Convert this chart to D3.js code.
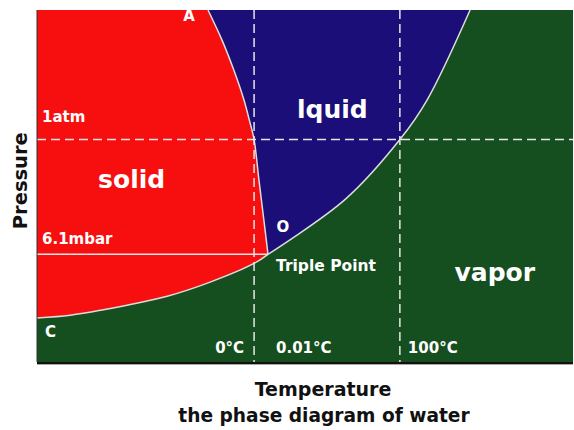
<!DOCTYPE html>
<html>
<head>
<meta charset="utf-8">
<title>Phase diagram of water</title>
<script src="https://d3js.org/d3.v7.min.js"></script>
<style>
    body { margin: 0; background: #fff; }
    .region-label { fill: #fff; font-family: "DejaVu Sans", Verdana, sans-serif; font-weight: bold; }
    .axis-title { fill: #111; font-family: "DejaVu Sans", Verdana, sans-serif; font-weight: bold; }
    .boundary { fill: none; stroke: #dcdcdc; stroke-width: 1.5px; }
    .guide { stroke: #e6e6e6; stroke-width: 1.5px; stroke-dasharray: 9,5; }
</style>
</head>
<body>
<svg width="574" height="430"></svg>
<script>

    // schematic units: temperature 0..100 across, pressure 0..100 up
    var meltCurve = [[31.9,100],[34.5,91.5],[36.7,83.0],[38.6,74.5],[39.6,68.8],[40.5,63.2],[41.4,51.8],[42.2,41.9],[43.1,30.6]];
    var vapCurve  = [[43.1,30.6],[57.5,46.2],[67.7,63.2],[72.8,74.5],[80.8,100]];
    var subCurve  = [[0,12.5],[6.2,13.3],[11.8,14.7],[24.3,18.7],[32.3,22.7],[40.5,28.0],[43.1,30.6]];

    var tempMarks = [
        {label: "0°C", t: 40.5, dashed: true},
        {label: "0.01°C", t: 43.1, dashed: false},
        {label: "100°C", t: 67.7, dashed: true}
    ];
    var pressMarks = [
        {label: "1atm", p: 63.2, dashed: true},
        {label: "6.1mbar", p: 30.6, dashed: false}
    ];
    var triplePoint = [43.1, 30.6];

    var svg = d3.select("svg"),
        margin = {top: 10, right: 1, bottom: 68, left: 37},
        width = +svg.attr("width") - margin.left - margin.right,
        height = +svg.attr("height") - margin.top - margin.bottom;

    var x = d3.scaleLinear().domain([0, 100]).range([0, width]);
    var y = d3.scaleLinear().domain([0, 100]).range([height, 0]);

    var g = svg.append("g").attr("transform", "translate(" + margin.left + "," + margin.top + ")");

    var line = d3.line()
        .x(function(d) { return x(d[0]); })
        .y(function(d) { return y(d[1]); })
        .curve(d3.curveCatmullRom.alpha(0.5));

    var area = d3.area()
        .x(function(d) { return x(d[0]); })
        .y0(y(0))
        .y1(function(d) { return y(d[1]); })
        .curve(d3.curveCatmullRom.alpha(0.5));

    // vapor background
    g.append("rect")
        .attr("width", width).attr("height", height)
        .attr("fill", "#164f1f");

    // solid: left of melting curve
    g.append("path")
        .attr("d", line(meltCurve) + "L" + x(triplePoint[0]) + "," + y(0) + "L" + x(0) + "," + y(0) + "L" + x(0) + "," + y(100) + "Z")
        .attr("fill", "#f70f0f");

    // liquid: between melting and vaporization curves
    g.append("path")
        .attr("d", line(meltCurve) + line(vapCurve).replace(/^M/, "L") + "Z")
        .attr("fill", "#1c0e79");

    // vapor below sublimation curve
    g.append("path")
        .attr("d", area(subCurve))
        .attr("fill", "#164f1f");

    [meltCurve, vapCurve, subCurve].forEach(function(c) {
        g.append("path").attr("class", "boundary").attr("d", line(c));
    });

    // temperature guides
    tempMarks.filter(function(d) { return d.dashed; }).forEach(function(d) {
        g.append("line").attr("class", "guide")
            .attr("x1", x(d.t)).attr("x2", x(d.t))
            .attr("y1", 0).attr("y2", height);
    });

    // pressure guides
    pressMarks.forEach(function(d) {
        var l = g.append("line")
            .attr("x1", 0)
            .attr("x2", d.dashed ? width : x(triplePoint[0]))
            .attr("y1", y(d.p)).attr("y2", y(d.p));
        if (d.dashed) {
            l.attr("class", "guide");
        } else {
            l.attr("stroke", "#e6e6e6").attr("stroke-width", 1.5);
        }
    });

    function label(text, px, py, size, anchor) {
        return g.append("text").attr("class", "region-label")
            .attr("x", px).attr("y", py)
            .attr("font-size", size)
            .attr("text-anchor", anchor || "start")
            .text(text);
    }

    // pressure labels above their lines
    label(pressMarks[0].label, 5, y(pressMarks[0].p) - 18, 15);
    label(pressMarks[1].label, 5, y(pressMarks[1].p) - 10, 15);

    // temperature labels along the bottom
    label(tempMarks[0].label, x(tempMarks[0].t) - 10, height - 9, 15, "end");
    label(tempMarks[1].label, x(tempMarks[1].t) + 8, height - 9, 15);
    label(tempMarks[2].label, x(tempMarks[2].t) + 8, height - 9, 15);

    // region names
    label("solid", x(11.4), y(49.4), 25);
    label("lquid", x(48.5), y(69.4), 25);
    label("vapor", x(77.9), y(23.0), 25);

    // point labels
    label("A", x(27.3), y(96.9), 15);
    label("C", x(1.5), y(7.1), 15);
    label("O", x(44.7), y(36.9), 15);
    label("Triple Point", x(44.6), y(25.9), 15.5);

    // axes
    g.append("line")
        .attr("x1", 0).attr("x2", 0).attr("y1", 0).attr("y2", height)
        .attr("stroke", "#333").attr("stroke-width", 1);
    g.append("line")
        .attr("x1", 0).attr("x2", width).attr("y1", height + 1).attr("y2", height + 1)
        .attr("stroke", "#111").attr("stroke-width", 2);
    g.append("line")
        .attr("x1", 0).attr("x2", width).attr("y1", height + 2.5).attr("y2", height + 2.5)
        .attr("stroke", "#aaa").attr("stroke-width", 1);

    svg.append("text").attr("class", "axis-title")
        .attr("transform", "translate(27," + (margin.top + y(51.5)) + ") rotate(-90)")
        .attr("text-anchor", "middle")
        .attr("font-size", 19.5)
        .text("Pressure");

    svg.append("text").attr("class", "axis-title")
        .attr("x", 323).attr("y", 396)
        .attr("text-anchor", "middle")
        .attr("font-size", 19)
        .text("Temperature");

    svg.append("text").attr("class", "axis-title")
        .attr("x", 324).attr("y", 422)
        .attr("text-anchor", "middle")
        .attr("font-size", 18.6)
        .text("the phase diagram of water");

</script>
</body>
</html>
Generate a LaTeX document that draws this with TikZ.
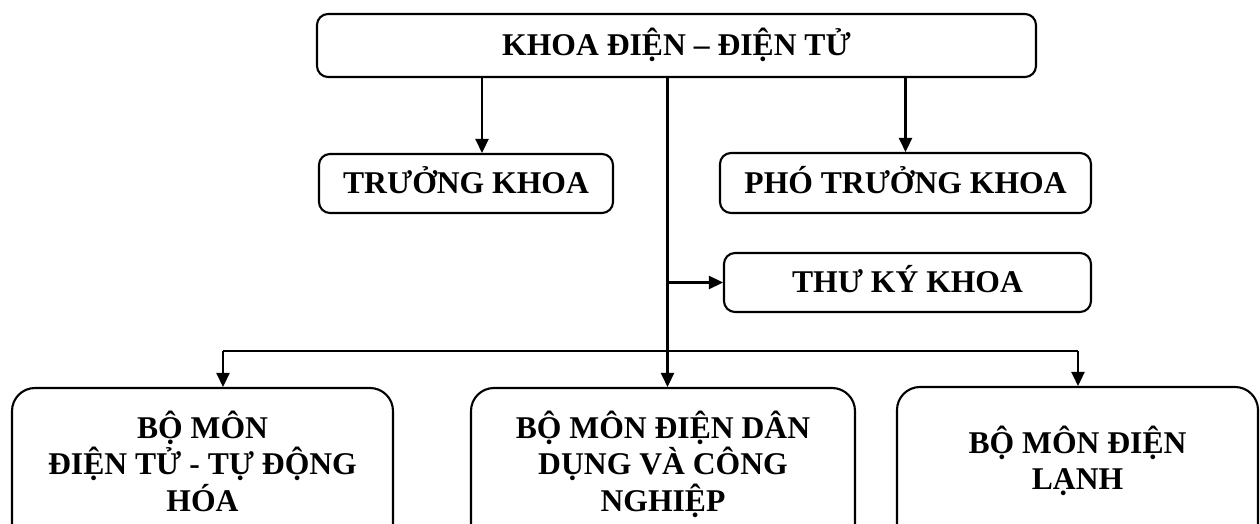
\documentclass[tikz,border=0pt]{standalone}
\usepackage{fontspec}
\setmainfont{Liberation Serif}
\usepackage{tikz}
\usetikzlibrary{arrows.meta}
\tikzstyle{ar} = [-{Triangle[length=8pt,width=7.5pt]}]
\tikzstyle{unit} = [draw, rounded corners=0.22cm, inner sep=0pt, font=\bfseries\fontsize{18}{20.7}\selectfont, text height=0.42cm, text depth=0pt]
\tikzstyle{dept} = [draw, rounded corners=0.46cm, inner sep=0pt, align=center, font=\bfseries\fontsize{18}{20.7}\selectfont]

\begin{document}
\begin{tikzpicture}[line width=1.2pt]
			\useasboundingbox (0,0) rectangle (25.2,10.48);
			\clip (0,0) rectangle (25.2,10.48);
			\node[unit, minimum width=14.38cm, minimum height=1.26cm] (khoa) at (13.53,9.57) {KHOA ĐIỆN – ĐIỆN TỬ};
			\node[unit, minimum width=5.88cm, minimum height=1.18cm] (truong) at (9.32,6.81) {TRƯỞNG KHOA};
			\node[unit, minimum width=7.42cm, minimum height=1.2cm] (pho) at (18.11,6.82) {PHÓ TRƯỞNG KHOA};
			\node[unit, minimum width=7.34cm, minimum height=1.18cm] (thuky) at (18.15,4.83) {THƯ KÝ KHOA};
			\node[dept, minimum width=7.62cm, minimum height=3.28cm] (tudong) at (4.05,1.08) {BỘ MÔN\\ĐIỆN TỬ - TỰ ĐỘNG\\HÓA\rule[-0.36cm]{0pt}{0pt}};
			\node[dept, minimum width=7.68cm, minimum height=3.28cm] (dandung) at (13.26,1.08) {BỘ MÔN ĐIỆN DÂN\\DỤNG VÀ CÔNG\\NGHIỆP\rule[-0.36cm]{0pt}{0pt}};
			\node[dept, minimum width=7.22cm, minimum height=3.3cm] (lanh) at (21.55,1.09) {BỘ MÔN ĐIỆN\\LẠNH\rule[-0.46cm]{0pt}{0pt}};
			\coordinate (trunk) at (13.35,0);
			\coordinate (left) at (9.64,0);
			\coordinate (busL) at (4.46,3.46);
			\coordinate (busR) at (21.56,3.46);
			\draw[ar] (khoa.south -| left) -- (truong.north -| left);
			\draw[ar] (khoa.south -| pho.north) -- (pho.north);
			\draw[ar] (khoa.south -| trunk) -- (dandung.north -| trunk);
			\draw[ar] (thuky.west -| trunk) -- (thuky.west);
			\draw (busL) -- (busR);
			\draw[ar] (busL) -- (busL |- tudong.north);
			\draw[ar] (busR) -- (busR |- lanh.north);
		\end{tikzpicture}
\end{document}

Your objective: Repeat the listing above from its first line through the line that contains "margin.top - margin.bottom;", both included, and nothing more. Drop the pictures.

Solved problem:
Convert this chart to D3.js code.
<!DOCTYPE html>
<html>
<head>
<meta charset="utf-8">
<title>Phase diagram of water</title>
<script src="https://d3js.org/d3.v7.min.js"></script>
<style>
    body { margin: 0; background: #fff; }
    .region-label { fill: #fff; font-family: "DejaVu Sans", Verdana, sans-serif; font-weight: bold; }
    .axis-title { fill: #111; font-family: "DejaVu Sans", Verdana, sans-serif; font-weight: bold; }
    .boundary { fill: none; stroke: #dcdcdc; stroke-width: 1.5px; }
    .guide { stroke: #e6e6e6; stroke-width: 1.5px; stroke-dasharray: 9,5; }
</style>
</head>
<body>
<svg width="574" height="430"></svg>
<script>

    // schematic units: temperature 0..100 across, pressure 0..100 up
    var meltCurve = [[31.9,100],[34.5,91.5],[36.7,83.0],[38.6,74.5],[39.6,68.8],[40.5,63.2],[41.4,51.8],[42.2,41.9],[43.1,30.6]];
    var vapCurve  = [[43.1,30.6],[57.5,46.2],[67.7,63.2],[72.8,74.5],[80.8,100]];
    var subCurve  = [[0,12.5],[6.2,13.3],[11.8,14.7],[24.3,18.7],[32.3,22.7],[40.5,28.0],[43.1,30.6]];

    var tempMarks = [
        {label: "0°C", t: 40.5, dashed: true},
        {label: "0.01°C", t: 43.1, dashed: false},
        {label: "100°C", t: 67.7, dashed: true}
    ];
    var pressMarks = [
        {label: "1atm", p: 63.2, dashed: true},
        {label: "6.1mbar", p: 30.6, dashed: false}
    ];
    var triplePoint = [43.1, 30.6];

    var svg = d3.select("svg"),
        margin = {top: 10, right: 1, bottom: 68, left: 37},
        width = +svg.attr("width") - margin.left - margin.right,
        height = +svg.attr("height") - margin.top - margin.bottom;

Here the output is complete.